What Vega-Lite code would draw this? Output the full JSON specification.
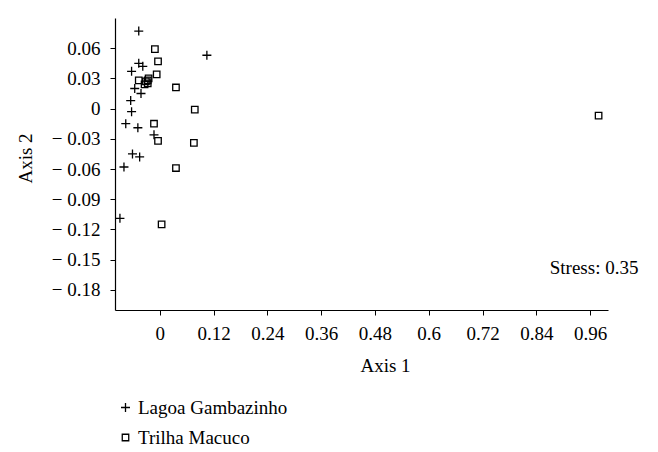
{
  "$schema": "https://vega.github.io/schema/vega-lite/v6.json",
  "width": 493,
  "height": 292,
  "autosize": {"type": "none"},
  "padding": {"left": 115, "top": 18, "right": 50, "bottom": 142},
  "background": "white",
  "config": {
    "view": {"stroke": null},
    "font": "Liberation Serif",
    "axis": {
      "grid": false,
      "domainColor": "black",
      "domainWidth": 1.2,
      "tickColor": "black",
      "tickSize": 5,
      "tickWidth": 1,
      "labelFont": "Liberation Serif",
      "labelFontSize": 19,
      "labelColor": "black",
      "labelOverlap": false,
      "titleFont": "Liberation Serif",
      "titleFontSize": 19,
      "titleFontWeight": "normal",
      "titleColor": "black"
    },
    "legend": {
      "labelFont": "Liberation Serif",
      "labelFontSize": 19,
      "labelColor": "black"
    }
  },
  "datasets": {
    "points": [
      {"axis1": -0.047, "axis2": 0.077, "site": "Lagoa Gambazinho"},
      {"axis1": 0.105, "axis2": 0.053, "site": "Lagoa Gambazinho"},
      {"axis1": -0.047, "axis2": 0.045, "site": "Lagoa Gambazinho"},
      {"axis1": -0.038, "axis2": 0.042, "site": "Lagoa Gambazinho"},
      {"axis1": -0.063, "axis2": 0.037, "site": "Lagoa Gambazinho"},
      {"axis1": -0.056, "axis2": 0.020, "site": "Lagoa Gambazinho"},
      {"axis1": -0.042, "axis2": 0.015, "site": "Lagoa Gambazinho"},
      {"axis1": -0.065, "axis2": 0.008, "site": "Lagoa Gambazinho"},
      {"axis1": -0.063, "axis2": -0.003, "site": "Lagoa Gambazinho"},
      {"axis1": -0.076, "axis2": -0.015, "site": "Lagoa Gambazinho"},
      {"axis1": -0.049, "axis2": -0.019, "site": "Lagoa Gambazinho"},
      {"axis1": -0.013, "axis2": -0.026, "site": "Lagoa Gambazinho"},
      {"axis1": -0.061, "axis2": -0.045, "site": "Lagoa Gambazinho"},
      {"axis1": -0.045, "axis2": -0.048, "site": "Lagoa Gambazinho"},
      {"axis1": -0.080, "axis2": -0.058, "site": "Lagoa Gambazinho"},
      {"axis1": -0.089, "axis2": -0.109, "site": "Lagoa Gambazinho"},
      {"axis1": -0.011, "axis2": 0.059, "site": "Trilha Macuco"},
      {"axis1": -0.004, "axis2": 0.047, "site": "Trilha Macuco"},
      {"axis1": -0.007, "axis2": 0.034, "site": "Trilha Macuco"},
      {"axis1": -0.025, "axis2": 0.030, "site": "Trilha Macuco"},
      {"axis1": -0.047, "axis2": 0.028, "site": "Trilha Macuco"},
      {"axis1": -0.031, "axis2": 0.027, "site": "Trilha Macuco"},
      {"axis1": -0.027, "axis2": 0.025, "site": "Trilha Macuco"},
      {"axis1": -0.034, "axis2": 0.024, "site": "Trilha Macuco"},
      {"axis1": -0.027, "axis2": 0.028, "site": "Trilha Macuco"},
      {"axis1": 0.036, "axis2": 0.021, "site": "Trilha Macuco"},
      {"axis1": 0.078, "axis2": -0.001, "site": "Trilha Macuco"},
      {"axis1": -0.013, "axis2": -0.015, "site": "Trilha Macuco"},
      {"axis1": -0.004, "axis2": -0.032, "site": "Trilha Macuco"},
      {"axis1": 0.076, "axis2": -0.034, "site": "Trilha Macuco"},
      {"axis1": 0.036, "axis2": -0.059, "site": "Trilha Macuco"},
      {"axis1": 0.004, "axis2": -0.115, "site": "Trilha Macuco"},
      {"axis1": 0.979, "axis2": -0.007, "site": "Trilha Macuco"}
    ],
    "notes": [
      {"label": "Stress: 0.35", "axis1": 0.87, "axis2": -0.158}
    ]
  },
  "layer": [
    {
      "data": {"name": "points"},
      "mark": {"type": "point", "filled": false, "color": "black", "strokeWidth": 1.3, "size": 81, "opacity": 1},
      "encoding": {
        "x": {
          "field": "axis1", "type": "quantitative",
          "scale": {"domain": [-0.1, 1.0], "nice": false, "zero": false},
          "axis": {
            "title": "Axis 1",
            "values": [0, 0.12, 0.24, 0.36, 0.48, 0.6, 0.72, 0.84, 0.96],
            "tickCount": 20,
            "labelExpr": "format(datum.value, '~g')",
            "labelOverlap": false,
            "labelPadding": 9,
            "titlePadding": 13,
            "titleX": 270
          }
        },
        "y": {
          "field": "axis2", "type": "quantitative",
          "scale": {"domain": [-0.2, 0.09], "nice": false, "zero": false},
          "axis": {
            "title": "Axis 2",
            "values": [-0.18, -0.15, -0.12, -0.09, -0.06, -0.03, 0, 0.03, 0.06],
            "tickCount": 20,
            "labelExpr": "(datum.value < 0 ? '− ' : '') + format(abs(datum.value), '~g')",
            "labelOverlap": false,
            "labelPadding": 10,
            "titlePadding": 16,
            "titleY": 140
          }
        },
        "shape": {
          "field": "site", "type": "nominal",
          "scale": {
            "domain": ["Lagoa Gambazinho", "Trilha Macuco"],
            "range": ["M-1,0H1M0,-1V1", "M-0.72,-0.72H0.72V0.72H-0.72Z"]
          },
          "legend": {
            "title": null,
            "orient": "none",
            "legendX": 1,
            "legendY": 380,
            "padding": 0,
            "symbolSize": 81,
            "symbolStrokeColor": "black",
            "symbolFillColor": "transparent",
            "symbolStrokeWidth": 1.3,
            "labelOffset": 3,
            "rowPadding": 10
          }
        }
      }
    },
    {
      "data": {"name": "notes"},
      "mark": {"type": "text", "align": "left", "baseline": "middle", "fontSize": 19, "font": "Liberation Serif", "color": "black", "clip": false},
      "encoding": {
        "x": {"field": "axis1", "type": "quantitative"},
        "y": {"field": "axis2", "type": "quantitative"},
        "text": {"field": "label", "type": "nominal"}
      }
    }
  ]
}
________________________
REQUEST. The listing above must be printed again exactly, minus its pictures.

THE ANSWER.
What Vega-Lite code would draw this? Output the full JSON specification.
{
  "$schema": "https://vega.github.io/schema/vega-lite/v6.json",
  "width": 493,
  "height": 292,
  "autosize": {"type": "none"},
  "padding": {"left": 115, "top": 18, "right": 50, "bottom": 142},
  "background": "white",
  "config": {
    "view": {"stroke": null},
    "font": "Liberation Serif",
    "axis": {
      "grid": false,
      "domainColor": "black",
      "domainWidth": 1.2,
      "tickColor": "black",
      "tickSize": 5,
      "tickWidth": 1,
      "labelFont": "Liberation Serif",
      "labelFontSize": 19,
      "labelColor": "black",
      "labelOverlap": false,
      "titleFont": "Liberation Serif",
      "titleFontSize": 19,
      "titleFontWeight": "normal",
      "titleColor": "black"
    },
    "legend": {
      "labelFont": "Liberation Serif",
      "labelFontSize": 19,
      "labelColor": "black"
    }
  },
  "datasets": {
    "points": [
      {"axis1": -0.047, "axis2": 0.077, "site": "Lagoa Gambazinho"},
      {"axis1": 0.105, "axis2": 0.053, "site": "Lagoa Gambazinho"},
      {"axis1": -0.047, "axis2": 0.045, "site": "Lagoa Gambazinho"},
      {"axis1": -0.038, "axis2": 0.042, "site": "Lagoa Gambazinho"},
      {"axis1": -0.063, "axis2": 0.037, "site": "Lagoa Gambazinho"},
      {"axis1": -0.056, "axis2": 0.020, "site": "Lagoa Gambazinho"},
      {"axis1": -0.042, "axis2": 0.015, "site": "Lagoa Gambazinho"},
      {"axis1": -0.065, "axis2": 0.008, "site": "Lagoa Gambazinho"},
      {"axis1": -0.063, "axis2": -0.003, "site": "Lagoa Gambazinho"},
      {"axis1": -0.076, "axis2": -0.015, "site": "Lagoa Gambazinho"},
      {"axis1": -0.049, "axis2": -0.019, "site": "Lagoa Gambazinho"},
      {"axis1": -0.013, "axis2": -0.026, "site": "Lagoa Gambazinho"},
      {"axis1": -0.061, "axis2": -0.045, "site": "Lagoa Gambazinho"},
      {"axis1": -0.045, "axis2": -0.048, "site": "Lagoa Gambazinho"},
      {"axis1": -0.080, "axis2": -0.058, "site": "Lagoa Gambazinho"},
      {"axis1": -0.089, "axis2": -0.109, "site": "Lagoa Gambazinho"},
      {"axis1": -0.011, "axis2": 0.059, "site": "Trilha Macuco"},
      {"axis1": -0.004, "axis2": 0.047, "site": "Trilha Macuco"},
      {"axis1": -0.007, "axis2": 0.034, "site": "Trilha Macuco"},
      {"axis1": -0.025, "axis2": 0.030, "site": "Trilha Macuco"},
      {"axis1": -0.047, "axis2": 0.028, "site": "Trilha Macuco"},
      {"axis1": -0.031, "axis2": 0.027, "site": "Trilha Macuco"},
      {"axis1": -0.027, "axis2": 0.025, "site": "Trilha Macuco"},
      {"axis1": -0.034, "axis2": 0.024, "site": "Trilha Macuco"},
      {"axis1": -0.027, "axis2": 0.028, "site": "Trilha Macuco"},
      {"axis1": 0.036, "axis2": 0.021, "site": "Trilha Macuco"},
      {"axis1": 0.078, "axis2": -0.001, "site": "Trilha Macuco"},
      {"axis1": -0.013, "axis2": -0.015, "site": "Trilha Macuco"},
      {"axis1": -0.004, "axis2": -0.032, "site": "Trilha Macuco"},
      {"axis1": 0.076, "axis2": -0.034, "site": "Trilha Macuco"},
      {"axis1": 0.036, "axis2": -0.059, "site": "Trilha Macuco"},
      {"axis1": 0.004, "axis2": -0.115, "site": "Trilha Macuco"},
      {"axis1": 0.979, "axis2": -0.007, "site": "Trilha Macuco"}
    ],
    "notes": [
      {"label": "Stress: 0.35", "axis1": 0.87, "axis2": -0.158}
    ]
  },
  "layer": [
    {
      "data": {"name": "points"},
      "mark": {"type": "point", "filled": false, "color": "black", "strokeWidth": 1.3, "size": 81, "opacity": 1},
      "encoding": {
        "x": {
          "field": "axis1", "type": "quantitative",
          "scale": {"domain": [-0.1, 1.0], "nice": false, "zero": false},
          "axis": {
            "title": "Axis 1",
            "values": [0, 0.12, 0.24, 0.36, 0.48, 0.6, 0.72, 0.84, 0.96],
            "tickCount": 20,
            "labelExpr": "format(datum.value, '~g')",
            "labelOverlap": false,
            "labelPadding": 9,
            "titlePadding": 13,
            "titleX": 270
          }
        },
        "y": {
          "field": "axis2", "type": "quantitative",
          "scale": {"domain": [-0.2, 0.09], "nice": false, "zero": false},
          "axis": {
            "title": "Axis 2",
            "values": [-0.18, -0.15, -0.12, -0.09, -0.06, -0.03, 0, 0.03, 0.06],
            "tickCount": 20,
            "labelExpr": "(datum.value < 0 ? '− ' : '') + format(abs(datum.value), '~g')",
            "labelOverlap": false,
            "labelPadding": 10,
            "titlePadding": 16,
            "titleY": 140
          }
        },
        "shape": {
          "field": "site", "type": "nominal",
          "scale": {
            "domain": ["Lagoa Gambazinho", "Trilha Macuco"],
            "range": ["M-1,0H1M0,-1V1", "M-0.72,-0.72H0.72V0.72H-0.72Z"]
          },
          "legend": {
            "title": null,
            "orient": "none",
            "legendX": 1,
            "legendY": 380,
            "padding": 0,
            "symbolSize": 81,
            "symbolStrokeColor": "black",
            "symbolFillColor": "transparent",
            "symbolStrokeWidth": 1.3,
            "labelOffset": 3,
            "rowPadding": 10
          }
        }
      }
    },
    {
      "data": {"name": "notes"},
      "mark": {"type": "text", "align": "left", "baseline": "middle", "fontSize": 19, "font": "Liberation Serif", "color": "black", "clip": false},
      "encoding": {
        "x": {"field": "axis1", "type": "quantitative"},
        "y": {"field": "axis2", "type": "quantitative"},
        "text": {"field": "label", "type": "nominal"}
      }
    }
  ]
}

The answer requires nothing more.